Noch ein Clou: Die Bruchfestigkeit des Materials ist unabhängig von der Größe der Struktur. Das ist ungewöhnlich, denn normalerweise nimmt die Bruchfestigkeit mit der Größe ab.
Das könnte daran liegen, dass die Konstruktion der Napfschnecken-Zähne primär aus mineralischen Nanofasern besteht, die zwar viele Mikrometer lang sind, aber einen Durchmesser von nur wenigen 10 Nanometern haben.
Dieser geringe Durchmesser macht die Komposit-Nanostruktur im Molluskenmund offenbar unanfällig gegen Schwachstellen im Material. Diese Stabilität ist ein großer Vorteil gegenüber industriell hergestellten Strukturen, wie Gao et al in ihrer Veröffentlichung “Materials become insensitive to flaws at nanoscale: Lessons from nature” beschrieben hatten (s. u.).
Wie kommt das Goethit in die Schneckenzunge?
Goethit – Nadeleisenerz oder Brauner Glaskopf – hat einen Eisen-Gehalt von bis zu 62 % und eine Härte von 5 bis 5,5 Mohs. Das Mineral ist im Normalzustand antiferromagnetisch. Übrigens: Es gibt auch magnetische Mollusken: Käferschnecken bauen Magnetit in ihre Zunge ein.
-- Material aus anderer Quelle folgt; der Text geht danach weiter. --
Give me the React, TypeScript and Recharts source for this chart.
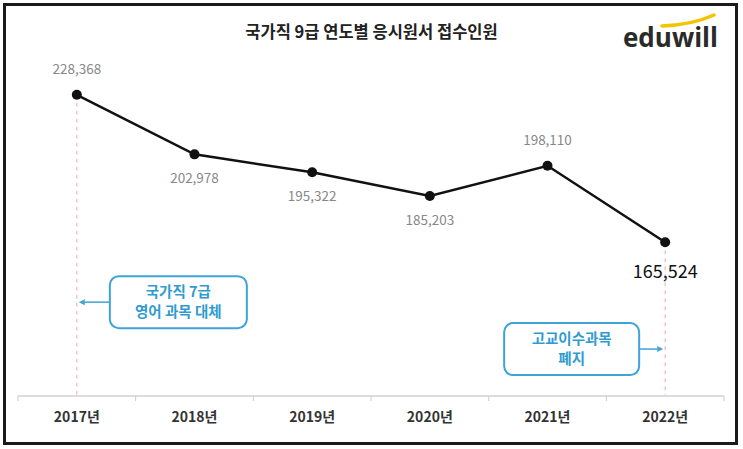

Goethit bildet sich durch Oxidation in terrestrischen Eisenerzlagerstätten oder auch in ozeanischen Hydrothermal-Systemen.
Die Schnecke nimmt das Eisenerz wahrscheinlich mit ihrer Algen-Nahrung auf oder schluckt eisenhaltiges Sediment. Dann werden die Goethit-Partikel in die Radula-Bezahnung eingebaut.